Why letting go and delegating to employees helps your business thrive

Martin Stark is a business mentor who specialises in promoting courage within organisations. In this piece, he talks about how to stop holding onto your business so tightly, how to start involving others in your business decisions, and why it’s so crucial to delegate tasks to others in the first place.

Can you imagine an eager joey prevented from leaving its mother’s pouch? Of course not! It would stifle the joey’s potential and future.

Business owners holding on too tightly are hindering their own and their employee’s success – it’s a common problem. 

How often do you perform activities that your team could easily do? A survey found entrepreneurs spend around 36 per cent of their working week on basic administrative tasks like data entry, invoicing, and ordering office supplies.

Not delegating and including others in decision-making is another frequent problem. Industry statistics show that 70 per cent of professional leaders are uncomfortable handing over responsibilities to subordinates.

Why is this a problem for so many business owners? 

The crux of the issue is rooted in the fear of losing control and jeopardising success.

The nascent stages of building a business require owners to make all the decisions, perform most of the tasks, and assume full control. As the business grows, owners who feel they need to manage everything become micro-managers.  They frustrate the team instead of trusting them.

The fear impedes your team’s access to your expertise and the wisdom they need to develop their skills, prosper, and deliver a higher quality service to your customers.

Owners have a deep bond when establishing their business. They invest their time, money and pour emotional energy building it from the ground up. It might seem risky to let things go.

They fail to develop the emotional intelligence, delegation skills, and the systems and processes which are vital for sustained business success.

What are the detrimental effects?

The problem is threefold: it negatively impacts your team, your customers, and your business. Let me break it down.

Your team: They can feel disengaged, excluded, disempowered and that their contributions are not valued.

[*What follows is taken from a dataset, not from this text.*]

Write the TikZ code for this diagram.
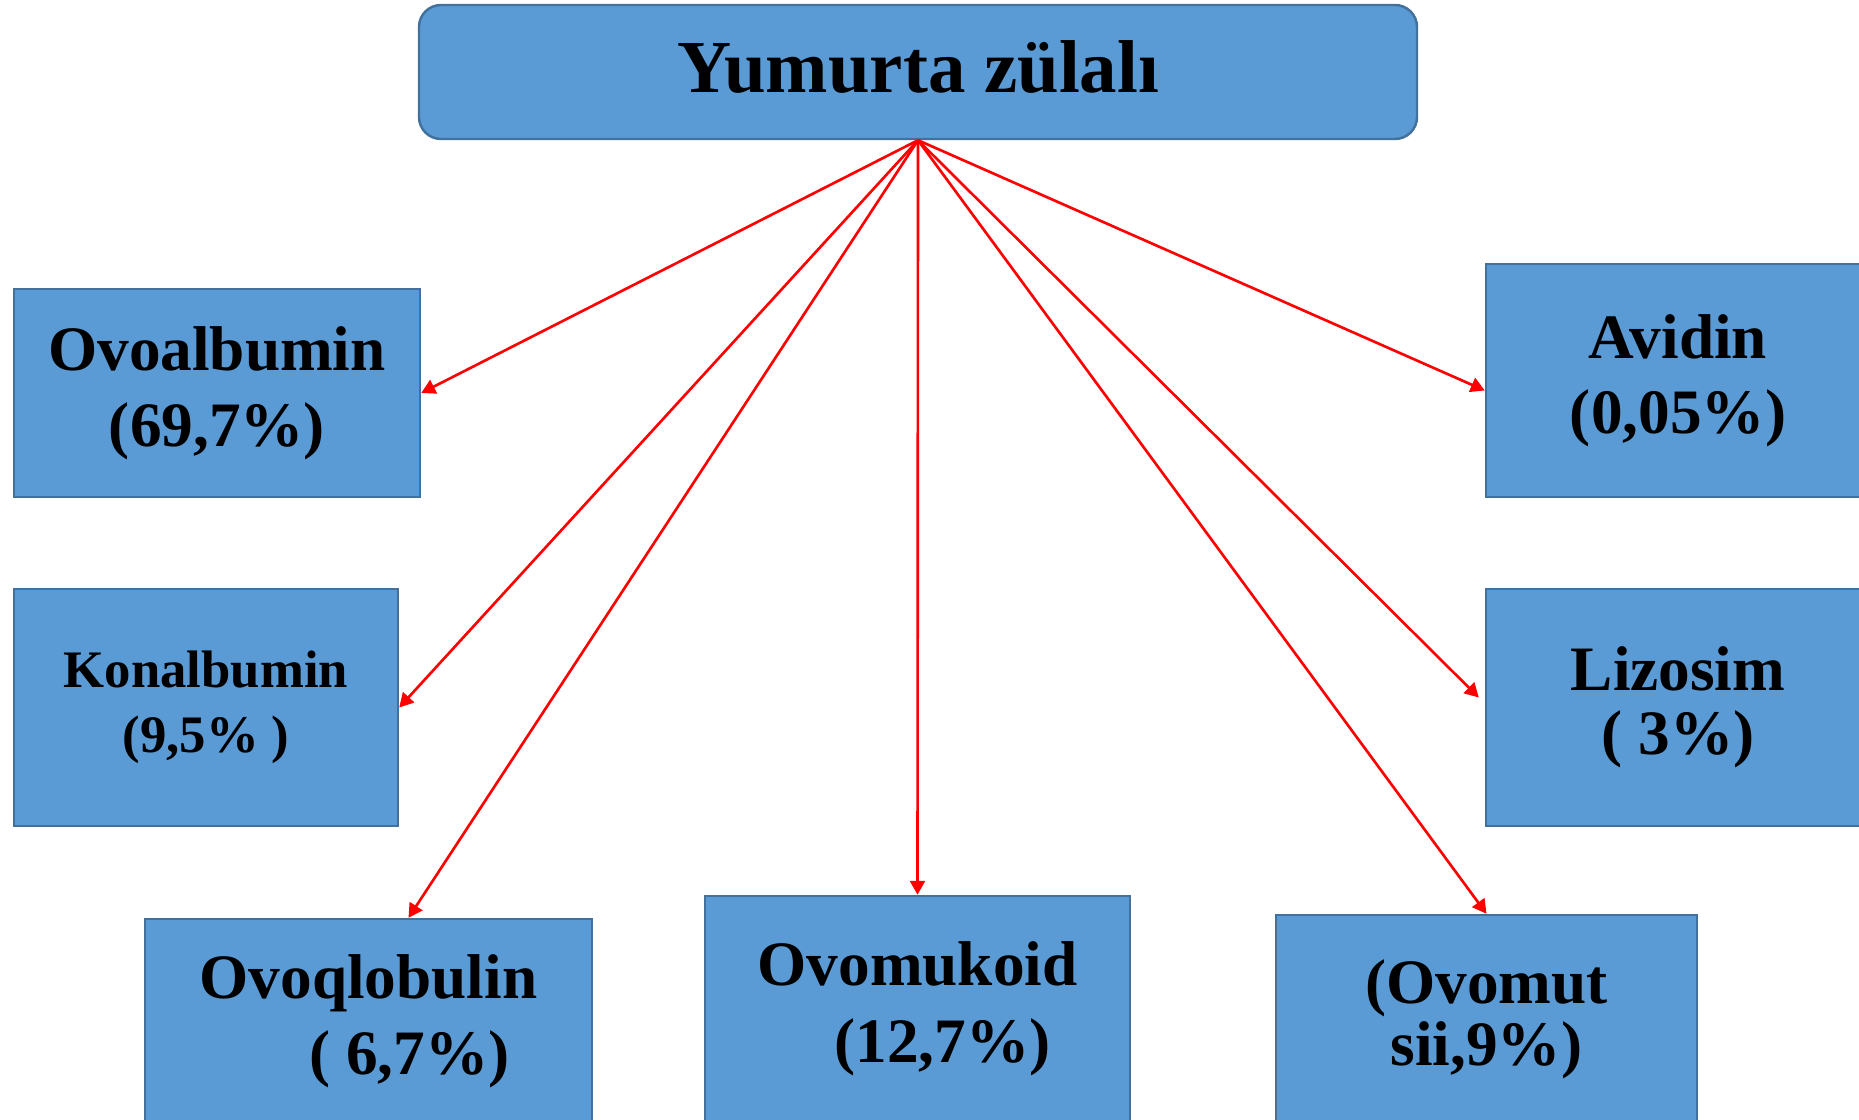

This results in poor communication, a culture or fear, sub optimal performance and low morale. Talented employees leave.

Your customers: They receive a lower quality and inconsistent service caused by the business owner being the bottleneck. They experience delays in service and decision making and unaddressed needs. They see unhappy staff being undervalued and not supported.

Your business: It damages your reputation, erodes customer and employee trust while restricting your growth and success. You struggle to meet customer requirements which increases stress. It affects your health and wellbeing.

How can business owners solve the problem?

Here are four ways you can let go:

Communicate your purpose: Sharing your business purpose instils and attracts confidence in you. It aligns with employees’ and customers’ values. It creates a sense of belonging and a deeper connection to you and your company.

Inspire and reward bravery: Model and inspire the courage you want to see in the team, encourage calculated risk taking, provide opportunities and support for your team to take on challenges, and celebrate brave behaviour.

Include and empower: Communicate openly and ask for feedback. Seek employee involvement in business discussions, challenges, and opportunities. Empower and build trust with the team by delegating responsibility and setting parameters on decisions they can take.

Invest in success: Provide training and resources for employee skill development uplifting business capabilities. Invest in systems and processes to automate tasks, improve service delivery and enable scalability.

Final thoughts

Red kangaroos leave the pouch when they are eight months old. Letting go and delegating more increases the impact of your leadership.

Your team will become powerhouse performers like champion kangaroos in a long-jump competition.

Your business will leap to even greater success!